WSJ: Bad Sitting Posture at Work Leads to Bad Standing Posture All the Time
Good posture is so critical for mood and spine health. When you collapse your chest and neck, you also compress your lungs causing shallow breathing – it becomes a habit, as does the curved alignment of your spine. Add 40 years and you’ll face spinal issues for the rest of your life. So sit up straight and start yoga and/or tai chi / aikido, and maybe even Alexander or feldenkrais posture training. I did and it made an amazing difference. My chiro says my spine is better now than 10 years ago.
WSJ:
Looks like your mother was right when she told you to sit up straight.
There’s growing evidence that good posture contributes to a range of health benefits, from reducing back and joint pain to boosting mood. Health-care practitioners from physical therapists to surgeons to psychologists increasingly take posture into account when evaluating patients, and offer tips and tools for improvement.
Good posture doesn’t just mean standing with the shoulders thrown back. More important is maintaining good alignment, with ears over the shoulders, shoulders over hips, and hips over the knees and ankles.
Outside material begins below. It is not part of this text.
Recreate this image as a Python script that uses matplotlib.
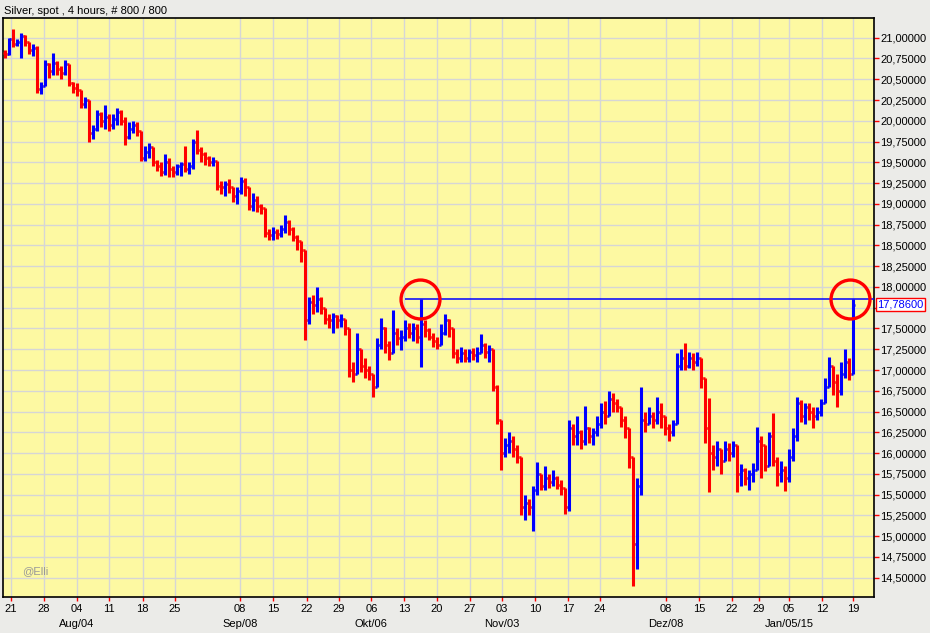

Body weight should be distributed evenly between the feet.
Seated posture, especially while using a computer, is critically important and deserves more attention, experts say, in part because it can affect a person’s posture while standing and walking. Experts say it is essential to think about posture while walking, getting up out of a chair or using a cellphone or tablet.
The hunched-over position of the typical electronic-device user is of particular concern, and is sparking new back- and neck-pain problems in teenagers. A study of 6,000 Finnish adolescents found frequent use of computers, mobile phones, videogame players and television was associated with greater rates of neck and lower-back pain, according to a 2006 paper in the European Journal of Public Health.
Posture is “probably the 800-pound gorilla when it comes to health and wellness,” says Allston Stubbs, an orthopedic surgeon at Wake Forest Baptist Medical Center, inWinston-Salem, N.C., who treats patients with back or joint pain. “We see the spine and overall skeletal structure being critical to a patient’s functionality and their satisfaction with their life and health care.”